GIVEN REQUEST =>
Set down all of the data that follows word for word, without the images.

DATA EXCERPT =>
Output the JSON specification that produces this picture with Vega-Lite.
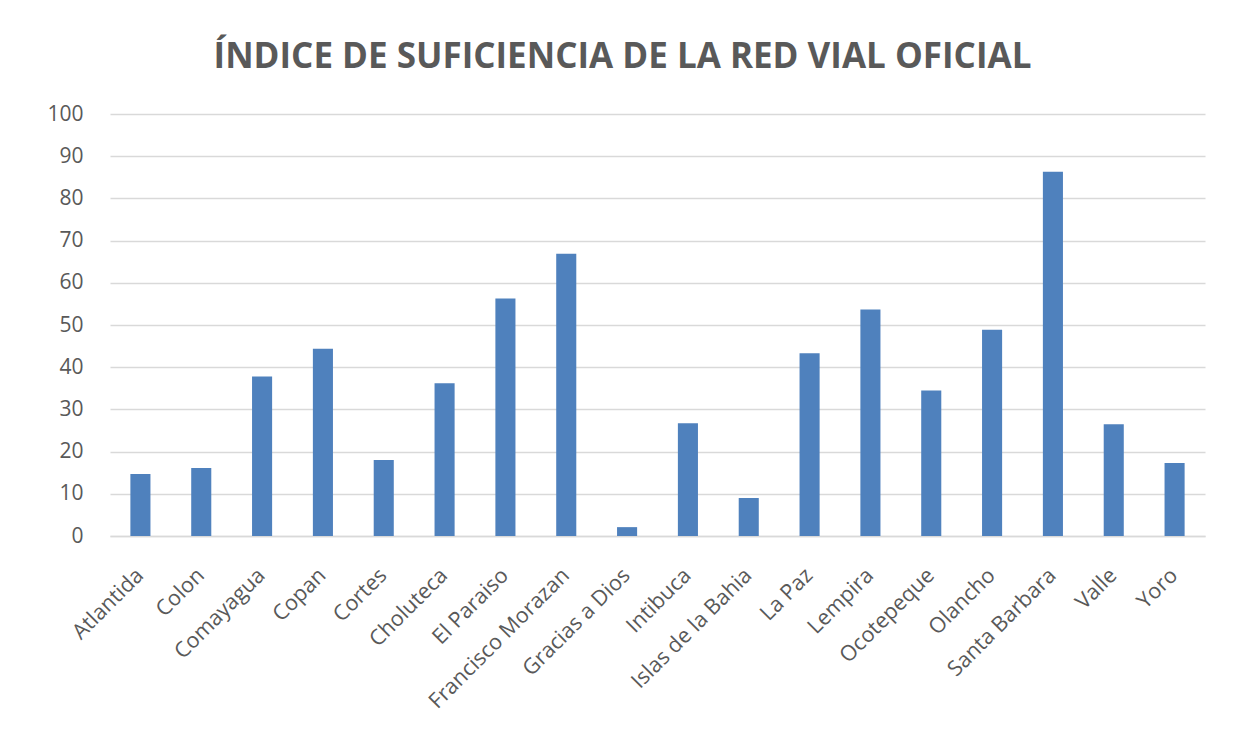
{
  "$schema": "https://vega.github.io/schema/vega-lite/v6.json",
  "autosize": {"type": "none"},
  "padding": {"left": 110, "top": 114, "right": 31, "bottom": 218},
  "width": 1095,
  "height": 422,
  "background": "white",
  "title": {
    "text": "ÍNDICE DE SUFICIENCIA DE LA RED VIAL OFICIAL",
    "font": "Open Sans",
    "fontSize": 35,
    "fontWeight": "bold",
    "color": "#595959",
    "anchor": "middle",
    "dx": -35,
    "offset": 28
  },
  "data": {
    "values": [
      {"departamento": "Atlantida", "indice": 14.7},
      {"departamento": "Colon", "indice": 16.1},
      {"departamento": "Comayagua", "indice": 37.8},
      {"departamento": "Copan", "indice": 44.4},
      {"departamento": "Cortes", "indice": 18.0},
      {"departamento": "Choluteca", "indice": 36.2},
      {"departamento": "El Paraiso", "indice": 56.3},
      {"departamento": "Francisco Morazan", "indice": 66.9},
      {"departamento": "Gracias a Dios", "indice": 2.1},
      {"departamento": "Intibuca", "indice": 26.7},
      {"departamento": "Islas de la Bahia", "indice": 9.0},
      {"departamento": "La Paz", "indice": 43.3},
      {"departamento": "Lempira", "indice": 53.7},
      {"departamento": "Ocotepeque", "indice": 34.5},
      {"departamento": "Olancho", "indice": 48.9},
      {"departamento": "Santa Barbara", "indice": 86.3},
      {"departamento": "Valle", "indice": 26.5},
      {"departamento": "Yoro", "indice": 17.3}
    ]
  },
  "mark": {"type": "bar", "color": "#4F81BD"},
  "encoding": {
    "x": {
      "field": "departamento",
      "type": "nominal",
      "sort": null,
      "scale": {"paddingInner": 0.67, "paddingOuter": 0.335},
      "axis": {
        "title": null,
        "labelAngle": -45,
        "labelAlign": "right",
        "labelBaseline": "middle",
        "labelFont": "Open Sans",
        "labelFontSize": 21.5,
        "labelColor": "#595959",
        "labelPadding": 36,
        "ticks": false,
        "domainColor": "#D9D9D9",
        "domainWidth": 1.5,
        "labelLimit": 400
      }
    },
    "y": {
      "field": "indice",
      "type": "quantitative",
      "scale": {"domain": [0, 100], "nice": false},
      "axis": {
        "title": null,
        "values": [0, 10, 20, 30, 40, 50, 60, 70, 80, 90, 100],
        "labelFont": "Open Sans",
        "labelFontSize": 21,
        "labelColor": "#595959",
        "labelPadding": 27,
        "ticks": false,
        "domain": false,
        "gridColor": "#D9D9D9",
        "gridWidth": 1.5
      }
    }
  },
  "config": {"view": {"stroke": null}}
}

WRITTEN RESPONSE =>
Output the JSON specification that produces this picture with Vega-Lite.
{
  "$schema": "https://vega.github.io/schema/vega-lite/v6.json",
  "autosize": {"type": "none"},
  "padding": {"left": 110, "top": 114, "right": 31, "bottom": 218},
  "width": 1095,
  "height": 422,
  "background": "white",
  "title": {
    "text": "ÍNDICE DE SUFICIENCIA DE LA RED VIAL OFICIAL",
    "font": "Open Sans",
    "fontSize": 35,
    "fontWeight": "bold",
    "color": "#595959",
    "anchor": "middle",
    "dx": -35,
    "offset": 28
  },
  "data": {
    "values": [
      {"departamento": "Atlantida", "indice": 14.7},
      {"departamento": "Colon", "indice": 16.1},
      {"departamento": "Comayagua", "indice": 37.8},
      {"departamento": "Copan", "indice": 44.4},
      {"departamento": "Cortes", "indice": 18.0},
      {"departamento": "Choluteca", "indice": 36.2},
      {"departamento": "El Paraiso", "indice": 56.3},
      {"departamento": "Francisco Morazan", "indice": 66.9},
      {"departamento": "Gracias a Dios", "indice": 2.1},
      {"departamento": "Intibuca", "indice": 26.7},
      {"departamento": "Islas de la Bahia", "indice": 9.0},
      {"departamento": "La Paz", "indice": 43.3},
      {"departamento": "Lempira", "indice": 53.7},
      {"departamento": "Ocotepeque", "indice": 34.5},
      {"departamento": "Olancho", "indice": 48.9},
      {"departamento": "Santa Barbara", "indice": 86.3},
      {"departamento": "Valle", "indice": 26.5},
      {"departamento": "Yoro", "indice": 17.3}
    ]
  },
  "mark": {"type": "bar", "color": "#4F81BD"},
  "encoding": {
    "x": {
      "field": "departamento",
      "type": "nominal",
      "sort": null,
      "scale": {"paddingInner": 0.67, "paddingOuter": 0.335},
      "axis": {
        "title": null,
        "labelAngle": -45,
        "labelAlign": "right",
        "labelBaseline": "middle",
        "labelFont": "Open Sans",
        "labelFontSize": 21.5,
        "labelColor": "#595959",
        "labelPadding": 36,
        "ticks": false,
        "domainColor": "#D9D9D9",
        "domainWidth": 1.5,
        "labelLimit": 400
      }
    },
    "y": {
      "field": "indice",
      "type": "quantitative",
      "scale": {"domain": [0, 100], "nice": false},
      "axis": {
        "title": null,
        "values": [0, 10, 20, 30, 40, 50, 60, 70, 80, 90, 100],
        "labelFont": "Open Sans",
        "labelFontSize": 21,
        "labelColor": "#595959",
        "labelPadding": 27,
        "ticks": false,
        "domain": false,
        "gridColor": "#D9D9D9",
        "gridWidth": 1.5
      }
    }
  },
  "config": {"view": {"stroke": null}}
}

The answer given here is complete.